A.M.D. also contends that executives of the Gateway Corporation said their
company paid a high price for doing business with A.M.D. and that Intel had
"beaten them into guacamole."

Hector Ruiz, A.M.D.'s chief executive, said he fully expected that computer
companies that were coerced or threatened by Intel's tactics would
cooperate with any investigation.

David Balto, a former policy director at the Federal Trade Commission and
now an antitrust lawyer with Robins, Kaplan, Miller & Ciresi, said that
A.M.D. could have an easier time persuading a court of its case today than
it would have just a few years ago.

"Courts these days are taking a microscopic view of the conduct of dominant
firms," he said. "In several recent cases, courts have condemned dominant
companies for handcuffing their customers where there's not a legitimate
business reason."

Mr. Balto pointed to the ruling against 3M, the office supply company, in a
federal appeals court two years ago. The company had been offering rebates
to customers who also purchased other 3M products.

A.M.D. is seeking an injunction against Intel as well as unspecified

The case caps a long history of legal battles between the companies. The
most significant case was settled in 1995 and gave A.M.D. the right to make
chips based on Intel's x86 design for computers running Windows and Linux.

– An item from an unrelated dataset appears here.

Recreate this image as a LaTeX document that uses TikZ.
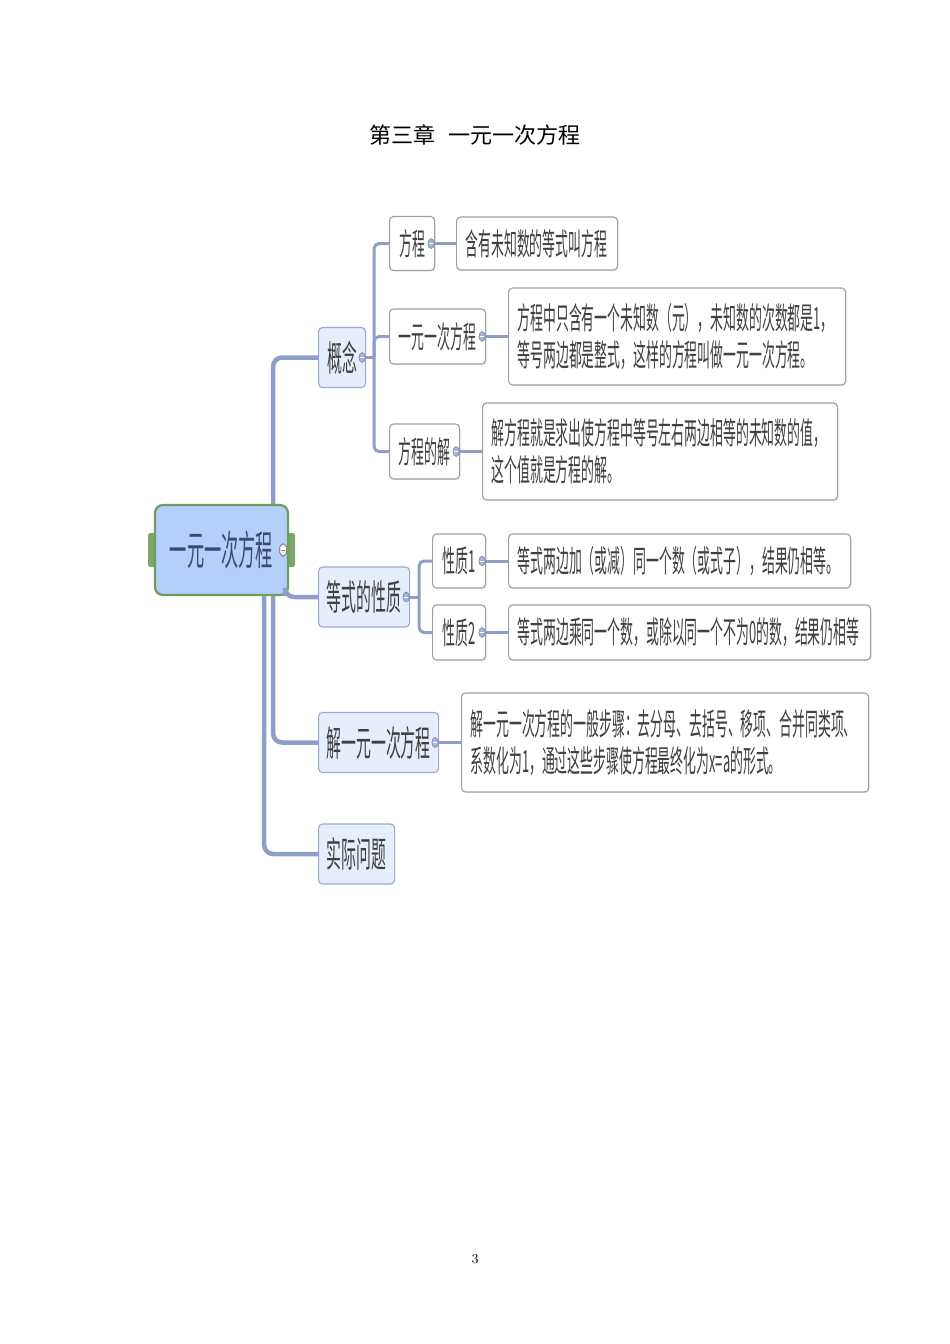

A.M.D.'s lawyers said that they would press to have the new case go to
trial before the end of 2006.

The antitrust suit comes just a few months after the Fair Trade Commission
in Japan ruled that Intel had stifled competition in that country by
offering rebates to five computer companies, including Toshiba and Sony.
The rebates were contingent on limiting their purchases from A.M.D. or
Transmeta, another Intel rival.

At the time of the ruling in March, Intel said it would abide by the
Japanese agency's decision, but did not agree with the finding against it.

Thomas McCoy, A.M.D.'s executive vice president for legal affairs, said the
ruling in Japan added credibility to its complaints about Intel's practices
in other global markets, including the United States.

"You don't have to take our word for it when it comes to Intel's abuses,"
Mr. McCoy said. "The Japanese government condemned Intel for its
exclusionary and illegal misconduct."

The European Commission is also investigating Intel's conduct.

Intel, based in Santa Clara, Calif., has more than 80 percent of the unit
sales and 90 percent of the revenues in the market for x86 microprocessors.
In its suit, A.M.D., based in Sunnyvale, Calif., contends that its share of
x86 unit sales peaked in 2001 at 20.8 percent and then declined to 15.8
percent by 2004 despite its technical advances, because of Intel's unfair
business practices.

Last year, A.M.D.'s sales increased more than 40 percent over 2003, to $5
billion, as profit grew to $91 million, in contrast to a net loss of $274
million the year before. Intel's revenue last year was $34.2 billion, and
its profit rose 33 percent, to $7.5 billion.

Tim Luke, an analyst at Lehman Brothers who is neutral on A.M.D. stock,
said the suit was "likely to be viewed as constructive by investors because
it will heighten A.M.D.'s profile as it launches new products."

A.M.D. rose $1.05 on Tuesday to close at $17.70 a share, a 6 percent gain.
Intel rose 47 cents to close at $26.33 a share.